In January 1963, Thompson said he was confident about Frank Sinatra, Marlon Brando and David Niven playing husbands. In April 1963 Hedda Hopper reported that Steve McQueen would star in the film opposite Shirley MacLaine.

MacLaine was formally signed in July 1963. Also that month Jacobs announced he had signed a deal with 20th Century-Fox for the latter to finance and distribute. The production companies would be Jacob's Apjac and Thompson's Malibu Productions. The stars would be MacLaine, Dean Martin, Paul Newman, Robert Mitchum, Dick Van Dyke and Gene Kelly. Filming would start 8 August. Jacobs called the project "a sad comedy – a farout picture that has both loudness and pathos."

According to Mitchum, Frank Sinatra had wanted $500,000 for two weeks worth of work, so they offered the role to Mitchum instead. He agreed to do it because he liked working with MacLaine and Thompson (who had directed him in Cape Fear).

MacLaine said, "There is – I hope – pathos, anyway that's what I'm trying to do. It's funny for a girl to go through five husbands, getting wealthier with the death of each one – but it's sad, too, because she didn't want them to die and she hates money."

Gene Kelly originally had the rights to the story, intending to direct it, but relinquished it to Jacobs. Kelly agreed to appear in a single sequence. He choreographed the dance as well, calling it "a kind of gentle spoof of old movie musicals, though not as much of a parody, really, as Sing Along with Mitch."

Robert Mitchum's role was originally meant for Frank Sinatra, but Sinatra suddenly wanted more than several times the amount of money that the other male leads received, and the studio refused his demands. Gregory Peck was sought, but he was unavailable. The previous year, MacLaine had co-starred with Mitchum in Two for the Seesaw, and she recommended him to director J. Lee Thompson who passed the endorsement on to the studio.

Cummings signed in September 1963.

The budget was a reported $5 million.

===Shooting===
Except for one scene at Los Angeles Airport, the entire film was shot on the Fox backlot on 73 sets. Because of the limited availability of the stars, the movie was shot over 45 days, which was considered short for a movie of this scale.

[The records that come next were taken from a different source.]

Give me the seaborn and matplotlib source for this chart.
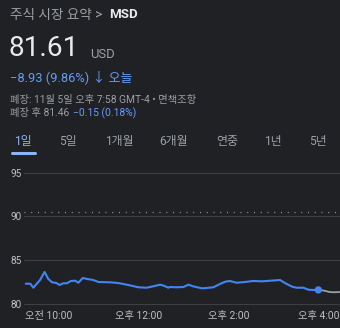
import matplotlib
matplotlib.use("Agg")
import matplotlib.pyplot as plt
from matplotlib.lines import Line2D
import seaborn as sns
import pandas as pd

# ---- data (minutes since 9:30 market open, price in USD) ----
reg_minutes = [0, 6, 10, 19, 25, 30, 35, 41, 45, 50, 55, 60, 66, 70, 76, 82, 90, 97,
               112, 123, 132, 141, 150, 161, 170, 179, 184, 190, 192, 201, 210, 217,
               223, 235, 241, 250, 259, 266, 272, 281, 292, 303, 315, 326, 339, 346,
               355, 361, 370, 377, 383, 390]
reg_prices = [82.32, 82.32, 81.86, 82.74, 83.66, 82.86, 82.48, 82.40, 82.17, 82.37,
              82.37, 82.63, 82.66, 82.43, 82.97, 82.86, 82.74, 82.51, 82.48, 82.40,
              82.25, 82.09, 81.91, 81.86, 82.02, 82.21, 82.09, 81.86, 81.94, 81.91,
              81.94, 82.21, 82.02, 81.79, 81.83, 81.91, 82.29, 82.55, 82.63, 82.43,
              82.51, 82.63, 82.59, 82.66, 82.74, 82.37, 81.98, 81.86, 81.86, 81.63,
              81.60, 81.61]
ah_minutes = [390, 398, 405, 411, 418]
ah_prices = [81.61, 81.52, 81.37, 81.34, 81.37]
prev_close = 90.54
y_ticks = [80, 85, 90, 95]
x_ticks = [30, 150, 270, 390]
x_labels = ["오전 10:00", "오후 12:00", "오후 2:00", "오후 4:00"]
tabs = ["1일", "5일", "1개월", "6개월", "연중", "1년", "5년"]

BG = "#202124"
GRID = "#3c4043"
GRAY = "#9aa0a6"
LIGHT = "#e8eaed"
BLUE = "#669df6"
TABBLUE = "#8ab4f8"
LINE = "#4285f4"
FAM = ["Roboto", "Noto Sans CJK KR", "DejaVu Sans"]

sns.set_theme(style="dark")
plt.rcParams["font.family"] = FAM
plt.rcParams["axes.unicode_minus"] = True

W, H = 340, 328
fig = plt.figure(figsize=(W / 100, H / 100), dpi=100, facecolor=BG)

def fx(x):
    return x / W

def fy(y):
    return 1 - y / H

ax_bottom, ax_top = 304, 165
ax = fig.add_axes([fx(24), fy(ax_bottom), 1 - fx(24), (ax_bottom - ax_top) / H])
ax.set_facecolor(BG)

reg = pd.DataFrame({"t": reg_minutes, "p": reg_prices})
ah = pd.DataFrame({"t": ah_minutes, "p": ah_prices})
sns.lineplot(data=ah, x="t", y="p", ax=ax, color="#9aa0a6", lw=1.3, zorder=3)
sns.lineplot(data=reg, x="t", y="p", ax=ax, color=LINE, lw=1.5, zorder=4)
sns.scatterplot(x=reg_minutes[-1:], y=reg_prices[-1:], ax=ax, color=LINE, s=28,
                edgecolor="none", zorder=5)

ax.axhline(prev_close, color=GRAY, lw=0.9, ls=(0, (0.8, 4.6)), zorder=2)

px_per_unit = 8.753
ax.set_ylim(80, 80 + (ax_bottom - ax_top) / px_per_unit)
ax.set_xlim(-2.4, 418.9)
ax.set_yticks(y_ticks)
ax.set_yticklabels([str(v) for v in y_ticks])
ax.set_xticks(x_ticks)
ax.set_xticklabels(x_labels)
ax.grid(False)
for v in y_ticks[1:]:
    ax.axhline(v, color=GRID, lw=0.8, zorder=1)
for s in ["top", "right", "left"]:
    ax.spines[s].set_visible(False)
ax.spines["bottom"].set_color(GRID)
ax.spines["bottom"].set_linewidth(0.8)
ax.tick_params(axis="y", length=0, pad=1.5, labelsize=7.2, labelcolor="#bdc1c6")
ax.tick_params(axis="x", length=4.3, width=0.7, color=GRID, pad=1,
               labelsize=7.4, labelcolor="#bdc1c6", direction="out")
ax.set_xlabel("")
ax.set_ylabel("")

# ---- header texts ----
fig.text(fx(10), fy(15), "주식 시장 요약 >", color=GRAY, fontsize=9.8, va="center", ha="left")
fig.text(fx(109), fy(15), "MSD", color=LIGHT, fontsize=9.6, fontweight="bold",
         va="center", ha="left")
fig.text(fx(9), fy(48.5), "81.61", color=LIGHT, fontsize=20.2, va="center", ha="left")
fig.text(fx(90), fy(54), "USD", color=GRAY, fontsize=9.4, va="center", ha="left")
fig.text(fx(10), fy(77.5), "−8.93 (9.86%) ↓ 오늘", color=BLUE, fontsize=9.3,
         va="center", ha="left")
fig.text(fx(10), fy(99.5), "폐장: 11월 5일 오후 7:58 GMT-4 • 면책조항", color=GRAY,
         fontsize=7.4, va="center", ha="left")
fig.text(fx(10), fy(113.5), "폐장 후 81.46", color=GRAY, fontsize=7.4, va="center", ha="left")
fig.text(fx(73), fy(113.5), "−0.15 (0.18%)", color=BLUE, fontsize=7.4, va="center", ha="left")

tab_x = [23, 68, 119, 174, 227, 273, 318]
for i, (lab, xc) in enumerate(zip(tabs, tab_x)):
    fig.text(fx(xc), fy(141.7), lab, color=TABBLUE if i == 0 else GRAY, fontsize=8.6,
             va="center", ha="center")
fig.add_artist(Line2D([fx(11.5), fx(34.5)], [fy(153.3), fy(153.3)], color=TABBLUE,
                      lw=2.2, solid_capstyle="round"))

fig.savefig("out.png", dpi=100, facecolor=BG)
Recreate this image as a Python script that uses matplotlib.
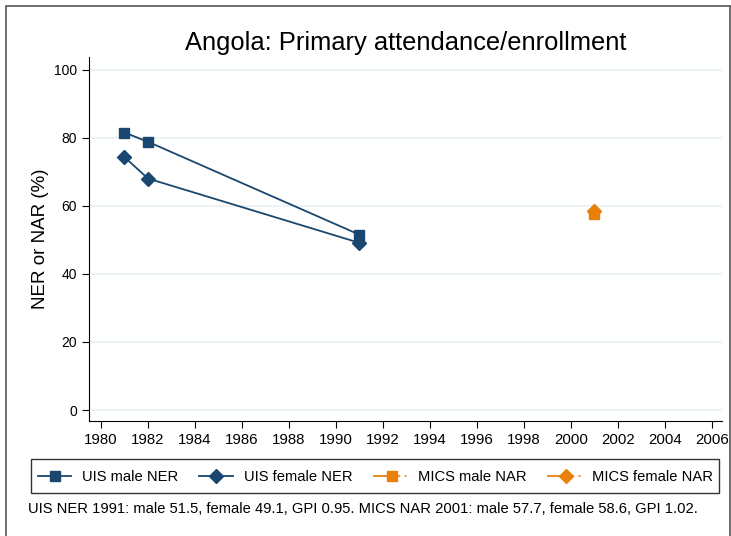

The swimming pool set in the Pinky Benson sequences is the same set (with some minor redressing) used for Something's Got to Give.

MacLaine was quoted as saying that she was happy to work with "Edith Head with a $500,000 budget, 72 hairstyles to match the gowns, and a $3.5-million gem collection loaned by Harry Winston of New York. Pretty good perks, I'd say."

==Reception==
===Box office performance===
What a Way to Go! premiered on May 12, 1964, and grossed $11,180,531 at the U.S. box office, earning $6.10 million in the United States.

According to Fox records, the film needed to earn $8.5 million in film rentals to break even and made $9.09 million, meaning it made a profit.

===Film critics===
Contemporary reviews were mixed, ranging from raves to pans. James Powers of the Hollywood Reporter called the film "hard to define, but easy to recommend...a dazzler". Variety labelled it a "big, gaudy, gimmicky comedy which continually promises more than it delivers by way of wit and/or bellylaffs." John Simon of The New Leader wrote "The mildest thing that can be said about this film is that it is an abomination". FilmInk said Cummings was "great fun".

===Awards===
What a Way to Go! was nominated for two Academy Awards for Best Art Direction (Jack Martin Smith, Ted Haworth, Walter M. Scott, Stuart A. Reiss) and Best Costume Design by Edith Head and Moss Mabry, a BAFTA Best Foreign Actress Award for Shirley MacLaine, and an American Cinema Editors Eddie Award for Best Editor for Marjorie Fowler. It won a Locarno Film Festival Award for Best Actor for Gene Kelly.